Lily, aged 16, is one of 4 children, born to impoverished parents in Maryapura, a village near Bangalore. Maryapura’s villagers, like many others in rural India, have been plagued by severe addiction to drugs and alcohol. And like in several other villages across the country, nuns administer education, healthcare, sanitation, and other essentials in the village, dedicating their lives to improving living conditions in these regions.
It was one such nun who had suggested Lily as a potential candidate to Shanti Bhavan’s recruitment team when she was four years old. “I was doing really well in the school run by the nuns,” she explains.
Here are some snippets of our conversation:
Tell me a little bit about your parents.
My parents sell alcohol in our village. Earlier, they were farmers. My family used to live in a shack made of coconut leaves, and we used to grow vegetables on a small area of land that we owned. But a fire destroyed our cattle and shack, and my parents couldn’t do anything to save them. The Congress (one of India’s major political parties) helped us and gave us a little amount of money, but it wasn’t enough to improve our situation. So my parents began selling alcohol to the villagers to make money. My mother also works on other people’s farms for Rs. 100 a day (roughly $2 a day).
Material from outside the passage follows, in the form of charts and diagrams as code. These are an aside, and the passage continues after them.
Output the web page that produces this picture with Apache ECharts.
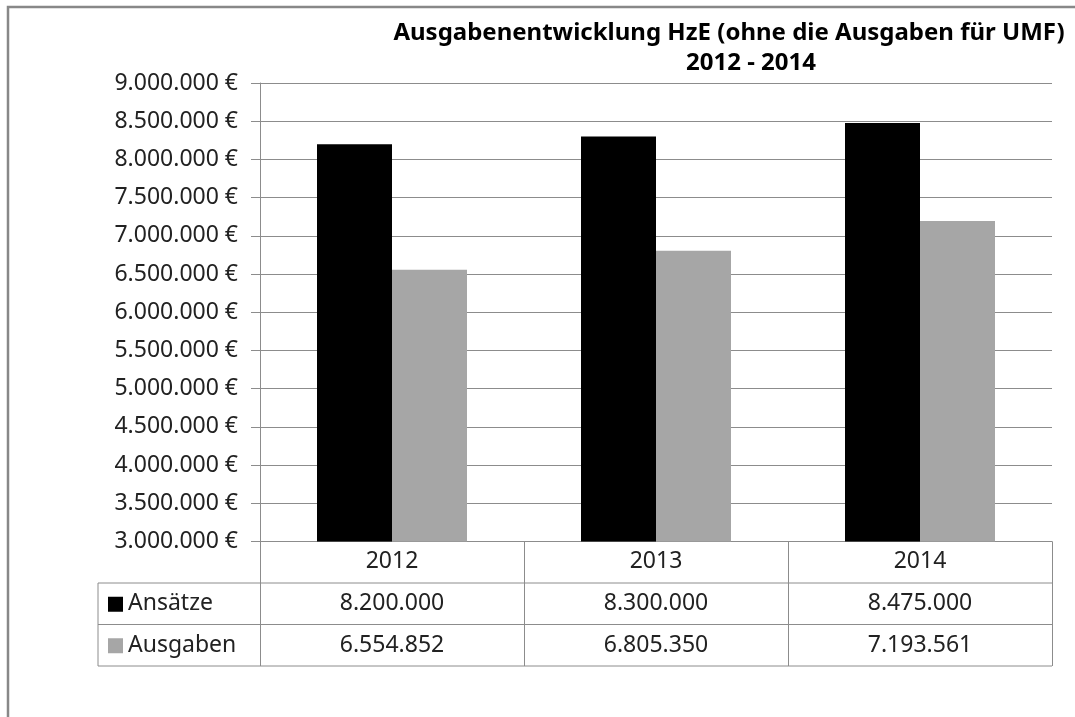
<!DOCTYPE html>
<html>
<head>
<meta charset="utf-8">
<script src="https://cdn.jsdelivr.net/npm/echarts@6/dist/echarts.min.js"></script>
<style>
  html, body { margin: 0; padding: 0; background: #fff; }
  #chart { width: 1075px; height: 717px; }
</style>
</head>
<body>
<div id="chart"></div>
<script>
// Ausgabenentwicklung HzE 2012 - 2014
const years = ["2012", "2013", "2014"];
const ansaetze = [8200000, 8300000, 8475000];
const ausgaben = [6554852, 6805350, 7193561];
const seriesNames = ["Ansätze", "Ausgaben"];
const titleLines = ["Ausgabenentwicklung HzE (ohne die Ausgaben für UMF)", "2012 - 2014"];
const yMin = 3000000;
const yMax = 9000000;
const yStep = 500000;

const FONT = "Noto Sans";
const GRID_L = 260, GRID_R = 1052, GRID_T = 83, GRID_B = 541.5;
const ROW_H = 41.5;
const TABLE_L = 98;
const lineCol = "#8c8c8c";
const colors = ["#000000", "#a6a6a6"];

// 1234567 -> "1.234.567"
function fmtDe(v) {
  return String(Math.round(v)).replace(/\B(?=(\d{3})+(?!\d))/g, ".");
}

const titleStyle = {
  fontFamily: FONT,
  fontSize: 24,
  fontWeight: "bold",
  color: "#000"
};

const el = document.getElementById("chart");
const chart = echarts.init(el);

chart.setOption({
  animation: false,
  title: [
    { text: titleLines[0], left: 724, top: 16, textAlign: "center", textStyle: titleStyle },
    { text: titleLines[1], left: 746, top: 46, textAlign: "center", textStyle: titleStyle }
  ],
  grid: {
    left: GRID_L,
    right: 1075 - GRID_R,
    top: GRID_T,
    bottom: 717 - GRID_B,
    containLabel: false
  },
  xAxis: {
    type: "category",
    data: years,
    axisLine: { lineStyle: { color: lineCol, width: 1 } },
    axisTick: {
      show: true,
      length: ROW_H * 3,
      lineStyle: { color: lineCol, width: 1 }
    },
    axisLabel: {
      margin: 8,
      fontFamily: FONT,
      fontSize: 23,
      color: "#222"
    }
  },
  yAxis: {
    type: "value",
    min: yMin,
    max: yMax,
    interval: yStep,
    axisLine: { show: true, lineStyle: { color: lineCol, width: 1 } },
    axisTick: { show: true, length: 9, lineStyle: { color: lineCol } },
    splitLine: { lineStyle: { color: lineCol, width: 1 } },
    axisLabel: {
      margin: 22,
      fontFamily: FONT,
      fontSize: 23,
      color: "#222",
      formatter: function(v) {
        return fmtDe(v) + " €";
      }
    }
  },
  series: [
    {
      name: seriesNames[0],
      type: "bar",
      data: ansaetze,
      barWidth: 75,
      barGap: "0%",
      itemStyle: { color: colors[0] }
    },
    {
      name: seriesNames[1],
      type: "bar",
      data: ausgaben,
      barWidth: 75,
      barGap: "0%",
      itemStyle: { color: colors[1] }
    }
  ]
});

// Datentabelle unter der Achse
const rows = [ansaetze, ausgaben];
const g = [];
// Rahmen
g.push({
  type: "rect",
  z: -1,
  shape: { x: 8, y: 7, width: 1200, height: 800 },
  style: { fill: null, stroke: "#888", lineWidth: 2.5 }
});
for (let r = 0; r < rows.length; r++) {
  const yTop = GRID_B + ROW_H * (r + 1);
  const yMid = yTop + ROW_H / 2;
  g.push({
    type: "line",
    shape: { x1: TABLE_L, y1: yTop, x2: GRID_R, y2: yTop },
    style: { stroke: lineCol, lineWidth: 1 }
  });
  // Legendensymbol + Name
  g.push({
    type: "rect",
    shape: { x: 108, y: yMid - 7, width: 15, height: 15 },
    style: { fill: colors[r] }
  });
  g.push({
    type: "text",
    style: {
      x: 128,
      y: yMid,
      text: seriesNames[r],
      fontFamily: FONT,
      fontSize: 23,
      fill: "#222",
      verticalAlign: "middle",
      align: "left"
    }
  });
  for (let c = 0; c < years.length; c++) {
    const px = chart.convertToPixel({ xAxisIndex: 0 }, years[c]);
    g.push({
      type: "text",
      style: {
        x: px,
        y: yMid,
        text: fmtDe(rows[r][c]),
        fontFamily: FONT,
        fontSize: 23,
        fill: "#222",
        align: "center",
        verticalAlign: "middle"
      }
    });
  }
}
const yEnd = GRID_B + ROW_H * 3;
g.push({
  type: "line",
  shape: { x1: TABLE_L, y1: yEnd, x2: GRID_R, y2: yEnd },
  style: { stroke: lineCol, lineWidth: 1 }
});
g.push({
  type: "line",
  shape: { x1: TABLE_L, y1: GRID_B + ROW_H, x2: TABLE_L, y2: yEnd },
  style: { stroke: lineCol, lineWidth: 1 }
});
chart.setOption({ graphic: g });
</script>
</body>
</html>
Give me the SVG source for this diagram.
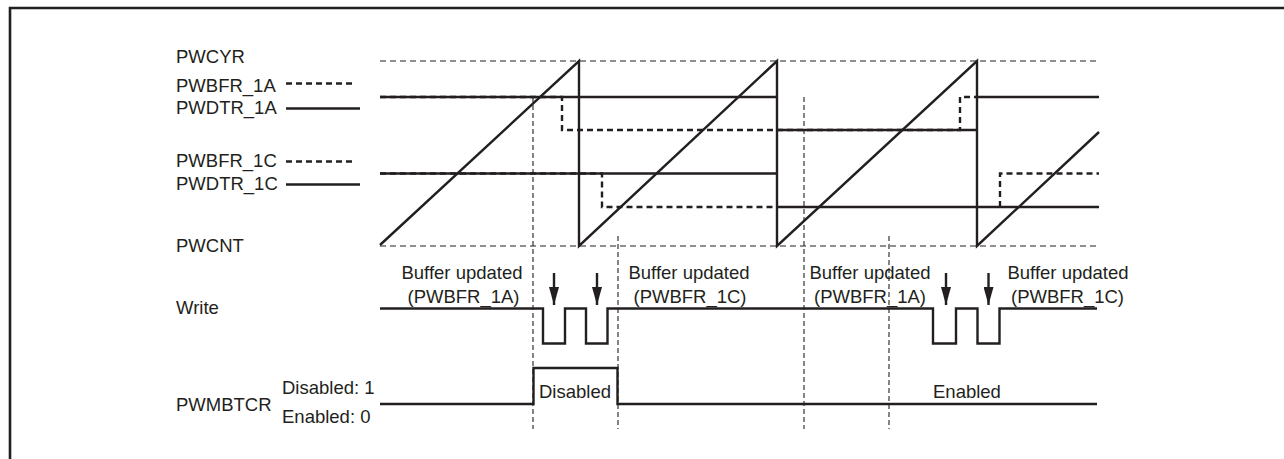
<svg xmlns="http://www.w3.org/2000/svg" width="1284" height="459" viewBox="0 0 1284 459">
<style>
text{font-family:"Liberation Sans",Arial,sans-serif;font-size:18.5px;fill:#231f20}
.mid{text-anchor:middle}
.thick{fill:none;stroke:#231f20;stroke-width:2.4}
.tdash{fill:none;stroke:#231f20;stroke-width:2.4;stroke-dasharray:6,4}
.thin{fill:none;stroke:#231f20;stroke-width:1.1;stroke-dasharray:6,4}
.vdash{fill:none;stroke:#231f20;stroke-width:1.1;stroke-dasharray:5,3}
</style>
<defs>
<marker id="arr" markerUnits="userSpaceOnUse" markerWidth="18" markerHeight="10" viewBox="0 0 18 10" refX="18" refY="5" orient="auto">
<path d="M0,0 L18,5 L0,10 z" fill="#231f20"/>
</marker>
</defs>
<rect width="1284" height="459" fill="#fff"/>
<path class="thick" style="stroke-width:2.6" d="M10,480 V8 H1290"/>

<g id="labels">
<text x="176" y="63">PWCYR</text>
<text x="176" y="92">PWBFR_1A</text>
<text x="176" y="114">PWDTR_1A</text>
<text x="176" y="167">PWBFR_1C</text>
<text x="176" y="190">PWDTR_1C</text>
<text x="176" y="252">PWCNT</text>
<text x="176" y="314">Write</text>
<text x="176" y="411">PWMBTCR</text>
<text x="282" y="394">Disabled: 1</text>
<text x="282" y="423">Enabled: 0</text>
</g>

<g id="legend">
<line class="tdash" x1="286" y1="83.5" x2="356" y2="83.5"/>
<line class="thick" x1="286" y1="108.5" x2="360" y2="108.5"/>
<line class="tdash" x1="286" y1="161.5" x2="356" y2="161.5"/>
<line class="thick" x1="286" y1="184.5" x2="360" y2="184.5"/>
</g>

<g id="guides">
<line class="thin" x1="380" y1="61" x2="1098" y2="61"/>
<line class="thin" x1="380" y1="246" x2="1098" y2="246"/>
<line class="vdash" x1="533" y1="97" x2="533" y2="429"/>
<line class="vdash" x1="618" y1="236" x2="618" y2="429"/>
<line class="vdash" x1="804" y1="97" x2="804" y2="429"/>
<line class="vdash" x1="889" y1="236" x2="889" y2="429"/>
</g>

<g id="buffers">
<path class="tdash" d="M380,97 H562 V130 H960 V97 H977"/>
<path class="tdash" d="M380,173.5 H602 V207 H777"/>
<path class="tdash" d="M1000,207 V173.5 H1099"/>
</g>

<g id="duty">
<path class="thick" d="M380,97 H777"/>
<path class="thick" d="M777,130 H977"/>
<path class="thick" d="M977,97 H1099"/>
<path class="thick" d="M380,173.5 H777"/>
<path class="thick" d="M777,207 H1099"/>
</g>

<g id="counter">
<path class="thick" d="M380,245 L579,61 V246 L777,61 V246 L977,61 V246 L1099,132"/>
</g>

<g id="write">
<path class="thick" d="M380,308.5 H543 V343.5 H565 V308.5 H586 V343.5 H607.5 V308.5 H933 V343.5 H956 V308.5 H977.5 V343.5 H999.5 V308.5 H1097"/>
<line class="thick" x1="554" y1="273" x2="554" y2="305" marker-end="url(#arr)"/>
<line class="thick" x1="597" y1="273" x2="597" y2="305" marker-end="url(#arr)"/>
<line class="thick" x1="946" y1="273" x2="946" y2="305" marker-end="url(#arr)"/>
<line class="thick" x1="988.5" y1="273" x2="988.5" y2="305" marker-end="url(#arr)"/>
<text class="mid" x="462" y="279">Buffer updated</text>
<text class="mid" x="463.5" y="303">(PWBFR_1A)</text>
<text class="mid" x="689" y="279">Buffer updated</text>
<text class="mid" x="690" y="303">(PWBFR_1C)</text>
<text class="mid" x="870" y="279">Buffer updated</text>
<text class="mid" x="870" y="303">(PWBFR_1A)</text>
<text class="mid" x="1068" y="279">Buffer updated</text>
<text class="mid" x="1067.5" y="303">(PWBFR_1C)</text>
</g>

<g id="pwmbtcr">
<path class="thick" d="M380,404 H533.5 V368 H617.5 V404 H1097"/>
<text x="539" y="398">Disabled</text>
<text x="933" y="398">Enabled</text>
</g>
</svg>
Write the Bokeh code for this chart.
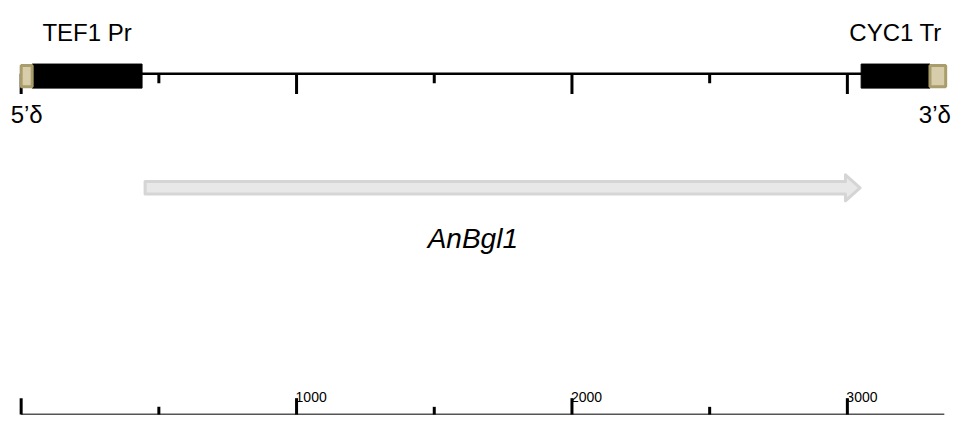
from bokeh.plotting import figure
from bokeh.models import Range1d
from bokeh.core.properties import value
from bokeh.embed import file_html
from bokeh.resources import INLINE

# ---- data (base pairs) ----
construct_len = 3352
feat_names = ["5\u2019\u03b4", "TEF1 Pr", "CYC1 Tr", "3\u2019\u03b4"]
feat_start = [0, 40, 3050, 3300]
feat_end = [40, 439, 3300, 3357]
feat_kind = ["delta", "element", "element", "delta"]
gene_name = "AnBgl1"
gene_start = 450
gene_end = 3046
tick_pos = [0, 500, 1000, 1500, 2000, 2500, 3000]
major_pos = [0, 1000, 2000, 3000]
major_labels = ["", "1000", "2000", "3000"]

FONT = value("Liberation Sans")

p = figure(width=954, height=415, output_backend="svg", toolbar_location=None,
           x_range=Range1d(-75, 3389), y_range=Range1d(431, 0),
           min_border=0, outline_line_color=None)
p.axis.visible = False
p.grid.visible = False

# ---- construct map ----
Y_LINE = 76
Y_BOX_TOP, Y_BOX_BOT = 66, 91
maj = [t in major_pos for t in tick_pos]
p.segment(x0=tick_pos, x1=tick_pos, y0=[Y_LINE] * len(tick_pos),
          y1=[97 if m else 86 for m in maj], line_color="black", line_width=3)
p.segment(x0=[0], x1=[construct_len], y0=[Y_LINE], y1=[Y_LINE],
          line_color="black", line_width=2.5)

el = [i for i, k in enumerate(feat_kind) if k == "element"]
de = [i for i, k in enumerate(feat_kind) if k == "delta"]
p.quad(left=[feat_start[i] for i in el], right=[feat_end[i] for i in el],
       top=Y_BOX_TOP, bottom=Y_BOX_BOT, fill_color="black", line_color="black", line_width=1)
p.quad(left=[feat_start[i] for i in de], right=[feat_end[i] for i in de],
       top=Y_BOX_TOP + 1.5, bottom=Y_BOX_BOT - 1.5, fill_color="#d7cdaa",
       line_color="#a99d6b", line_width=3)

# labels of elements (above) and delta sites (below)
p.text(x=[(feat_start[i] + feat_end[i]) / 2 for i in el], y=[33] * len(el),
       text=[feat_names[i] for i in el], text_font=FONT, text_font_size="24px",
       text_align="center", text_baseline="alphabetic", text_color="black")
p.text(x=[(feat_start[de[0]] + feat_end[de[0]]) / 2], y=[118], text=[feat_names[de[0]]],
       text_font=FONT, text_font_size="24px", text_align="center",
       text_baseline="alphabetic", text_color="black")
p.text(x=[(feat_start[de[1]] + feat_end[de[1]]) / 2], y=[118], text=[feat_names[de[1]]],
       text_font=FONT, text_font_size="24px", text_align="center",
       text_baseline="alphabetic", text_color="black", x_offset=-3)

# ---- gene arrow ----
head = 53
sh_top, sh_bot, hd_top, hd_bot = 188, 201, 181, 208
yc = (sh_top + sh_bot) / 2
xs = [gene_start, gene_end - head, gene_end - head, gene_end, gene_end - head, gene_end - head, gene_start]
ys = [sh_top, sh_top, hd_top, yc, hd_bot, sh_bot, sh_bot]
p.patch(x=xs, y=ys, fill_color="#e8e8e8", line_color="#d5d5d5", line_width=3, line_join="round")
p.text(x=[1640], y=[247], text=[gene_name], text_font=FONT, text_font_size="28px",
       text_font_style="italic", text_align="center", text_baseline="alphabetic",
       text_color="black")

# ---- scale bar ----
Y_AX = 430
p.segment(x0=[0], x1=[construct_len], y0=[Y_AX], y1=[Y_AX], line_color="#555555", line_width=2)
p.segment(x0=tick_pos, x1=tick_pos, y0=[Y_AX] * len(tick_pos),
          y1=[413 if m else 422 for m in maj], line_color="black", line_width=3)
p.text(x=major_pos, y=[412] * len(major_pos), text=major_labels, text_font=FONT,
       text_font_size="14px", text_align="left", text_baseline="alphabetic",
       text_color="black", x_offset=-1)

open("out.html", "w").write(file_html(p, INLINE))
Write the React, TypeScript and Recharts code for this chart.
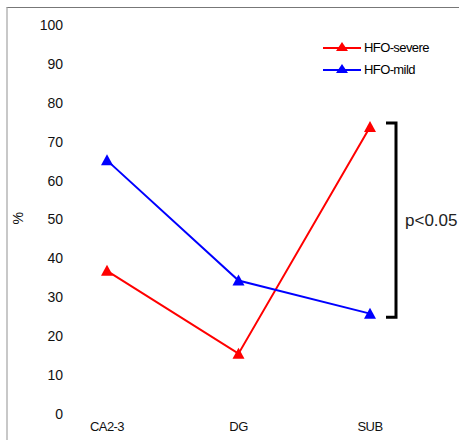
import React from 'react';
import { LineChart, Line, XAxis, YAxis, Legend, Customized } from 'recharts';

const REGIONS = ['CA2-3', 'DG', 'SUB'];
const SEVERE = [36.8, 15.5, 73.8];
const MILD = [65.2, 34.3, 25.8];
const Y_TICKS = [0, 10, 20, 30, 40, 50, 60, 70, 80, 90, 100];
const BRACKET = { top: 74.8, bottom: 24.9, label: 'p<0.05' };

const RED = '#ff0000';
const BLUE = '#0000ff';
const FONT = '"Liberation Sans", Arial, sans-serif';

const W = 451;
const H = 432;
const MARGIN = { top: 17, right: 40, bottom: 6, left: 0 };
const X_AXIS_H = 20;

const data = REGIONS.map((r, i) => ({ region: r, severe: SEVERE[i], mild: MILD[i] }));

function Triangle(props: any) {
  const { cx, cy, stroke } = props;
  if (cx == null || cy == null) return null;
  return <path d={`M${cx},${cy - 6} L${cx + 6},${cy + 5} L${cx - 6},${cy + 5} Z`} fill={stroke} stroke="none" />;
}

function LegendBox() {
  const rows = [
    { name: 'HFO-severe', color: RED },
    { name: 'HFO-mild', color: BLUE },
  ];
  return (
    <div style={{ fontFamily: FONT, fontSize: 13, letterSpacing: -0.6, color: '#000' }}>
      {rows.map((r) => (
        <div key={r.name} style={{ display: 'flex', alignItems: 'center', height: 22 }}>
          <svg width={40} height={12} style={{ marginRight: 1 }}>
            <line x1={0} y1={7} x2={38} y2={7} stroke={r.color} strokeWidth={2} />
            <path d="M19,1 L25,10 L13,10 Z" fill={r.color} />
          </svg>
          <span>{r.name}</span>
        </div>
      ))}
    </div>
  );
}

// significance bracket to the right of SUB, y from the 0-100 scale
function Bracket() {
  const plotH = H - MARGIN.top - MARGIN.bottom - X_AXIS_H;
  const y = (v: number) => MARGIN.top + (1 - v / 100) * plotH;
  const x = 388;
  const y1 = y(BRACKET.top);
  const y2 = y(BRACKET.bottom);
  return (
    <g>
      <path d={`M${x - 10},${y1} L${x},${y1} L${x},${y2} L${x - 10},${y2}`} fill="none" stroke="#000" strokeWidth={3} />
      <text x={x + 9} y={(y1 + y2) / 2 + 6} fontFamily={FONT} fontSize={17} fill="#222">
        {BRACKET.label}
      </text>
    </g>
  );
}

export default function App() {
  return (
    <div
      style={{
        position: 'absolute',
        left: 6,
        top: 7,
        width: 453,
        height: 433,
        borderTop: '1px solid #777',
        borderLeft: '2px solid #c8c8c8',
        background: '#fff',
        overflow: 'hidden',
      }}
    >
      <LineChart width={W} height={H} data={data} margin={MARGIN} style={{ fontFamily: FONT }}>
        <XAxis
          dataKey="region"
          axisLine={false}
          tickLine={false}
          height={X_AXIS_H}
          padding={{ left: 36, right: 49 }}
          tick={{ fontSize: 13, fill: '#111', letterSpacing: -0.6 }}
        />
        <YAxis
          domain={[0, 100]}
          ticks={Y_TICKS}
          interval={0}
          width={63}
          axisLine={false}
          tickLine={false}
          tick={{ fontSize: 14, fill: '#111' }}
          label={{ value: '%', angle: -90, position: 'insideLeft', offset: 10, dy: 5, fontSize: 14, fill: '#111' }}
        />
        <Legend
          layout="vertical"
          verticalAlign="middle"
          align="center"
          content={() => <LegendBox />}
          wrapperStyle={{ left: 315, top: 28, width: 130 }}
        />
        <Line dataKey="severe" name="HFO-severe" stroke={RED} strokeWidth={2} dot={<Triangle />} activeDot={false} isAnimationActive={false} />
        <Line dataKey="mild" name="HFO-mild" stroke={BLUE} strokeWidth={2} dot={<Triangle />} activeDot={false} isAnimationActive={false} />
        <Customized component={Bracket} />
      </LineChart>
    </div>
  );
}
What about your siblings? Are they in school?
My elder sister studied till 9th grade, and then started working in a factory. My brother failed his 12th grade exams and is now working in the same factory. We didn’t have enough money to let him sit for the exams again.
What do you think your life would be like if you were not at Shanti Bhavan?
I would probably be washing vessels, and maybe going to a government school if I could afford it.
What do you enjoy most about being at Shanti Bhavan?
Being able to play sports, especially soccer. I love playing sports, and at home, I wouldn’t be allowed to do that.
What are some words your friends use to describe you?
They say I am friendly, and active.
What are your dreams for the future?
Ideally, I want to play soccer for India. But I wont be able to support my family if I depend on sports. So realistically, I want to study biochemistry. I am interested in learning how medicine works on people.
Are you nervous about what the future holds in store for you?
Not really, because I know that if I work hard, I will succeed.
Lily’s life story, and her positive outlook on life, is far from unusual at Shanti Bhavan. Hers is one of many inspirational journeys in which the children blaze through many obstacles to come out stronger, so they represent the best and brightest of tomorrow’s world.